13 grudnia 2021
Resident Evil 2 (PS3)

Zamiast Shinjiego Mikami, kontrolę nad projektem objął Hideki Kamiya, którego zamiłowanie do akcji jest tutaj bardzo widoczne. Dwójka miała być odpowiednikiem Aliens w behemocie Ridleya Scotta, co udało się perfekcyjnie, nawet jeśli po drodze musiały nastąpić solidne zmiany (Resident Evil 1.5).

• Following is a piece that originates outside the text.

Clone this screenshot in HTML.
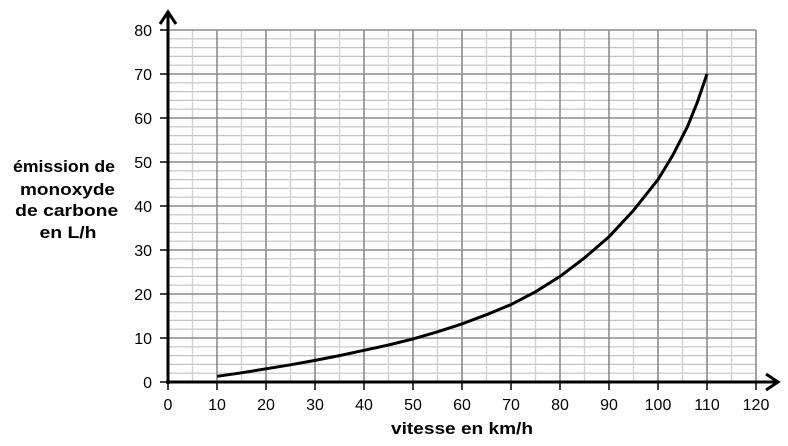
<!DOCTYPE html>
<html><head><meta charset="utf-8"><style>body{margin:0;background:#fff}svg{display:block}</style></head><body>
<svg width="788" height="446" xmlns="http://www.w3.org/2000/svg" font-family="Liberation Sans, Arial, sans-serif">
<path fill="none" stroke="#c4c4c4" stroke-width="1.2" d="M168 373.2H756M168 364.4H756M168 355.6H756M168 346.8H756M168 329.2H756M168 320.4H756M168 311.6H756M168 302.8H756M168 285.2H756M168 276.4H756M168 267.6H756M168 258.8H756M168 241.2H756M168 232.4H756M168 223.6H756M168 214.8H756M168 197.2H756M168 188.4H756M168 179.6H756M168 170.8H756M168 153.2H756M168 144.4H756M168 135.6H756M168 126.8H756M168 109.2H756M168 100.4H756M168 91.6H756M168 82.8H756M168 65.2H756M168 56.4H756M168 47.6H756M168 38.8H756"/>
<path fill="none" stroke="#d2d2d2" stroke-width="1.4" d="M192.5 30V382M241.5 30V382M290.5 30V382M339.5 30V382M388.5 30V382M437.5 30V382M486.5 30V382M535.5 30V382M584.5 30V382M633.5 30V382M682.5 30V382M731.5 30V382"/>
<path fill="none" stroke="#8c8c8c" stroke-width="1.6" d="M168 338H756M168 294H756M168 250H756M168 206H756M168 162H756M168 118H756M168 74H756M168 30H756M217 30V382M266 30V382M315 30V382M364 30V382M413 30V382M462 30V382M511 30V382M560 30V382M609 30V382M658 30V382M707 30V382M756 30V382"/>
<path fill="none" stroke="#000" stroke-width="1.5" d="M160 382H168M160 338H168M160 294H168M160 250H168M160 206H168M160 162H168M160 118H168M160 74H168M160 30H168M168 382V390M217 382V390M266 382V390M315 382V390M364 382V390M413 382V390M462 382V390M511 382V390M560 382V390M609 382V390M658 382V390M707 382V390M756 382V390"/>
<g font-size="16" text-anchor="end">
<text x="152" y="388">0</text><text x="152" y="344">10</text><text x="152" y="300">20</text><text x="152" y="256">30</text><text x="152" y="212">40</text><text x="152" y="168">50</text><text x="152" y="124">60</text><text x="152" y="80">70</text><text x="152" y="36">80</text>
</g>
<g font-size="16" text-anchor="middle">
<text x="168" y="410">0</text><text x="217" y="410">10</text><text x="266" y="410">20</text><text x="315" y="410">30</text><text x="364" y="410">40</text><text x="413" y="410">50</text><text x="462" y="410">60</text><text x="511" y="410">70</text><text x="560" y="410">80</text><text x="609" y="410">90</text><text x="658" y="410">100</text><text x="707" y="410">110</text><text x="756" y="410">120</text>
</g>
<line x1="168" y1="384" x2="168" y2="14" stroke="#000" stroke-width="3"/>
<polyline points="160,24 168,12 176,24" fill="none" stroke="#000" stroke-width="3"/>
<line x1="166" y1="382" x2="776" y2="382" stroke="#000" stroke-width="3"/>
<polyline points="766,374 778,382 766,390" fill="none" stroke="#000" stroke-width="3"/>
<polyline fill="none" stroke="#000" stroke-width="3" stroke-linejoin="round" points="217,376.3 241.5,372.8 266,368.8 290.5,364.8 315,360.4 339.5,355.6 364,350.3 388.5,345 413,338.9 437.5,331.8 462,323.9 486.5,314.7 511,304.6 535.5,291.8 560,276.4 584.5,257.9 609,236.8 633.5,210.4 658,179.6 672.7,155.4 687.4,126.8 697.2,102.6 707,74"/>
<g font-size="17" font-weight="bold" text-anchor="middle">
<text x="64" y="172" textLength="102" lengthAdjust="spacingAndGlyphs">émission de</text>
<text x="67.5" y="195" textLength="95" lengthAdjust="spacingAndGlyphs">monoxyde</text>
<text x="66.7" y="216" textLength="103" lengthAdjust="spacingAndGlyphs">de carbone</text>
<text x="68" y="238" textLength="57" lengthAdjust="spacingAndGlyphs">en L/h</text>
<text x="462" y="434" textLength="142" lengthAdjust="spacingAndGlyphs">vitesse en km/h</text>
</g>
</svg>
</body></html>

Zamiast willi Spencera jest miasto, zamiast grupy zombie jest pełna epidemia. Od pierwszych chwil widać nie tylko znacząco zwiększone production value, ale też położenie większego nacisku na akcję. Bohaterowie nie mają szansy zacząć od eksploracji nowej lokacji, jako że są zmuszeni do ucieczki przez otaczające ich chmary zombie. Liczba przeciwników, jak i niezbędnej do ich pokonania amunicji, już do końca gry pozostanie większa niż w poprzedniku, ale nie oznacza to, że można się czuć bezpiecznie strzelając na ślepo. Zasobów wciąż jest mniej niż potrzeba w danej chwili.

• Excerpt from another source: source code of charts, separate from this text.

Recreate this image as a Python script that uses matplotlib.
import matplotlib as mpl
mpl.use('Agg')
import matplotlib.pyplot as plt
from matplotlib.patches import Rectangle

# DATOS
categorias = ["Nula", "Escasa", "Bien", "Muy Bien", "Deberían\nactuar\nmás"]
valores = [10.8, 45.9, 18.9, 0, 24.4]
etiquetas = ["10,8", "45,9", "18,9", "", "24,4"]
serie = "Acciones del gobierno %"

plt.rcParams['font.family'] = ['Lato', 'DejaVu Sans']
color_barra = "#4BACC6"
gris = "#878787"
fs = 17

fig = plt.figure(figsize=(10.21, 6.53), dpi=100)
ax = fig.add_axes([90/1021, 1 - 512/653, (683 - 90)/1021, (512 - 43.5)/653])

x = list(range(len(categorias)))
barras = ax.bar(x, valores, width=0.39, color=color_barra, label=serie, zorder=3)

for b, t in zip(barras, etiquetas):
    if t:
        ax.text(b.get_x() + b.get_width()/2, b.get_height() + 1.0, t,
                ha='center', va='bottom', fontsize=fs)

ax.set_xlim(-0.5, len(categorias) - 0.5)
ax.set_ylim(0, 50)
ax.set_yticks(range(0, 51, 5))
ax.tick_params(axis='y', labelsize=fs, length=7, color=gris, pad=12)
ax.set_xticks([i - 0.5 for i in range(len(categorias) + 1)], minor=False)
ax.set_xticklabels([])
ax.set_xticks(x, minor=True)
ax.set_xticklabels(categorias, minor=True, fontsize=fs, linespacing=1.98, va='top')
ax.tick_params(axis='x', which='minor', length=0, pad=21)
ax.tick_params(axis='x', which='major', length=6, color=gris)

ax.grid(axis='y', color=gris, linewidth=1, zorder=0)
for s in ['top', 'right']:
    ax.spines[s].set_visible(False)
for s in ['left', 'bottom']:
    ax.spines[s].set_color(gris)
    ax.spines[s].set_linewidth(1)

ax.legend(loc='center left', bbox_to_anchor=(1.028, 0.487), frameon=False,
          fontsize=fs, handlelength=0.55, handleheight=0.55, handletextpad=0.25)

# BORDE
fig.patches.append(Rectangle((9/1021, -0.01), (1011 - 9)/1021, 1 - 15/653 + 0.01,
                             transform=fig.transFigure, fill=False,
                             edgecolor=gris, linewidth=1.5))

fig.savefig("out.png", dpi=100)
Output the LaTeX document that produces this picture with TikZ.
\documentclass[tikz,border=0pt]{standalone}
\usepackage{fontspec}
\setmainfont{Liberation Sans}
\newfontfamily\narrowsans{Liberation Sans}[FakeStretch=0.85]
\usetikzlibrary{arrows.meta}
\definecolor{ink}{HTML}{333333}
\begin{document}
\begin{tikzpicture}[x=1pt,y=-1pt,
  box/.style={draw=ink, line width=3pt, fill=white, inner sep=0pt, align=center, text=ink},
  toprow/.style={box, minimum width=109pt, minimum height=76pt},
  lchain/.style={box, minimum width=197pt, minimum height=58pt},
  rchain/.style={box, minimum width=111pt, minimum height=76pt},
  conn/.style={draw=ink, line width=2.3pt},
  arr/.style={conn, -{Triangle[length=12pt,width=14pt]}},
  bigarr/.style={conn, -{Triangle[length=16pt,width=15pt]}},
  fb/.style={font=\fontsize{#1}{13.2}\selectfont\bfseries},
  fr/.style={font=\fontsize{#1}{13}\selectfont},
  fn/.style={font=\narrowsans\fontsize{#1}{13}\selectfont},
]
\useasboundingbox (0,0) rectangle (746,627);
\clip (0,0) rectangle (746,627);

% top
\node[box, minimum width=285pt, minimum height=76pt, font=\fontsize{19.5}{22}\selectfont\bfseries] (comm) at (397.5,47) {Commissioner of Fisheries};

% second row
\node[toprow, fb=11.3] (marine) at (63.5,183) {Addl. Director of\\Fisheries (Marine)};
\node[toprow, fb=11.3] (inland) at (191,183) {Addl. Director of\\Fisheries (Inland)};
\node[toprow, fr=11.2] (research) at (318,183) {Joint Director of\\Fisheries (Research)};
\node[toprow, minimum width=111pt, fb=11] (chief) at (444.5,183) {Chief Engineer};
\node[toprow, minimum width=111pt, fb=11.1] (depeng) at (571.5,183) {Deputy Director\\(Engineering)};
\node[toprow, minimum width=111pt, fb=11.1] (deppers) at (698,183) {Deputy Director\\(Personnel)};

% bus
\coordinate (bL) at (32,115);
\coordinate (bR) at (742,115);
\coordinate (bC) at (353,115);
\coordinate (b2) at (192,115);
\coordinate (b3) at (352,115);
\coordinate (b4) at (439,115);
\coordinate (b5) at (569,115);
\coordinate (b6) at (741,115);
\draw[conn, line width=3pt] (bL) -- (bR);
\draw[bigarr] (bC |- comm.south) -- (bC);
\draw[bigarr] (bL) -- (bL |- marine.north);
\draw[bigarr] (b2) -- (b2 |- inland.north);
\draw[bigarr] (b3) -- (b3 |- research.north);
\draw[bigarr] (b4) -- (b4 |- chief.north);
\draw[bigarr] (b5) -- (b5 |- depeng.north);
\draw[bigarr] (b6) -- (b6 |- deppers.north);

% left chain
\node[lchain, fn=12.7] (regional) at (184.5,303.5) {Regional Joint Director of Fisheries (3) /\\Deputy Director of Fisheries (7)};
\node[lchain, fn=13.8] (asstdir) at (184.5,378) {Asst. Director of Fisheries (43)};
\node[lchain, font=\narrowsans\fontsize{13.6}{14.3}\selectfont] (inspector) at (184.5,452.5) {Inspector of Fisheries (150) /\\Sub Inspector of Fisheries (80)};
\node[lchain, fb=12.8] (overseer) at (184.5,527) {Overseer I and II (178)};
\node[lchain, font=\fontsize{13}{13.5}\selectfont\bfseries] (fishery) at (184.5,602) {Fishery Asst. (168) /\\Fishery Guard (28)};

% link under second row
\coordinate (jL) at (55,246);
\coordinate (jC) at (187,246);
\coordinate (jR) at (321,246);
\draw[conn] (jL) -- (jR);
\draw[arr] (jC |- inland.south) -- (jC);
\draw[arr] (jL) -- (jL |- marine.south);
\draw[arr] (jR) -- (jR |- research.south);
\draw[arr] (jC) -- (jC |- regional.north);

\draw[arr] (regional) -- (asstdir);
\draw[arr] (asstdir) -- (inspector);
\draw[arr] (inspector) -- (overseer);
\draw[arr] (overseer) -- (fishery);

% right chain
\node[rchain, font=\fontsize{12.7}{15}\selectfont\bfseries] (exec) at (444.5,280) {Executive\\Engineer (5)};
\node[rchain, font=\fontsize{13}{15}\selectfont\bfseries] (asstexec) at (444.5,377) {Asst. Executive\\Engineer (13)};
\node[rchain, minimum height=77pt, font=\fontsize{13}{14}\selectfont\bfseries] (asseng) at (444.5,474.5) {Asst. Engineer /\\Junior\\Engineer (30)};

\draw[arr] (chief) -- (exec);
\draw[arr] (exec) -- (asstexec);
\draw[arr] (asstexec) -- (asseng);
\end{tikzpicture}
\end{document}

Główna część rozrywki umiejscowiona jest w gotyckim posterunku policji. Jego ukryte przejścia i bogactwo zdobień nie są zbyt wiarygodne, ale stanowią płodne miejsce pod zagadki oraz znajomy widok dla fanów. Równie swojskie jest jego rozłożenie - centralny i względnie bezpieczny hub oraz kilkupiętrowe skrzydła. W ogólności dwójka podąża nieco uproszczonym i bardziej liniowym schematem poprzednika, ale robi to utrzymując dużo lepsze tempo rozgrywki oraz przy użyciu lepiej napisanej, choć wciąż bardzo prostej, historii. Już nie trzeba zgrzytać zębami słuchając dialogów. Przynajmniej nie tak bardzo. Niemniej, szkoda, że zagadki i eksploracja zaczynają mniej pasować do nowego kierunku. Kolejność zdobywania kluczy jest bardziej liniowa, a i one same otwierają raptem garstkę drzwi zanim można się ich pozbyć. To sprawia, że nieco mniej trzeba się przejmować zarządzaniem ekwipunkiem.

Zapewniono za to większą różnorodność w podziale całości na części - scenariusze A i B, które można zacząć dowolnym bohaterem. Historia Claire i Leona to dwie części tej samej historii i dopiero skończenie gry obiema postaciami pozwala poznać właściwe zakończenie. Przeplatają się one w kilku punktach, a i część decyzji ma swoje odbicie w następnym runie. Jest to świetny pomysł zwiększający replayability, choć nie zostaje w pełni wykorzystany jego potencjał. O ile miejscami drugi scenariusz faktycznie bierze pod uwagę działania podjęte wcześniej, tak często powtarza się dokładnie te same czynności, co daje wrażenie alternatywnej historii, a nie spójnych zdarzeń.

Niemniej, autorzy nadal starają się zaskoczyć gracza. Dzięki dwóm modyfikatorom istnieją łącznie cztery ścieżki (ClaireA/LeonB i odwrotnie) różniące się nie tylko przedmiotami i ich rozłożeniem, ale też przeciwnikami, bossami czy nawet pewnymi wydarzeniami fabularnymi. Największe zmiany widać między scenariuszami A i B, ale i w pozostałych przypadkach postarano się zapewnić świeżość doświadczeniu. Jedną z ciekawszych zmian jest wprowadzenie niesławnego Mr. X w scenariuszu B. Atakuje on w najmniej spodziewanych momentach, w sprytny sposób wykorzystując rozluźnienie powodowane znajomością terenu. Nie stanowi tu niepowstrzymanej siły natury, a pojawia się tylko w ściśle określonych momentach, ale wciąż potrafi sprawnym wybiciem dziury w ścianie skutecznie podnieść poziom adrenaliny.

Mimo że mniej niepokojący, Resident Evil 2 to wciąż fantastyczny i ciekawy survival horror sprawnie budujący na poprzedniku. Mimo że istnieje remake, różni się on znacząco pod względem rozgrywki, dlatego polecam zapoznać się również z pierwowzorem. W szczególności, że kartonowe postacie ery PS1 zestarzały się całkiem nieźle, a prerenderowane tła wciąż wyglądają dobrze.

Gra ma też interesującą historię powstawania - jej pierwszą wersję, znaną jako RE 1.5, skasowano. Hideki Kamiya miał początkowo problemy na stołku reżysera, ale ostatecznie stworzył świetny tytuł. Oryginalny koncept można znaleźć we wczesnych trailerach.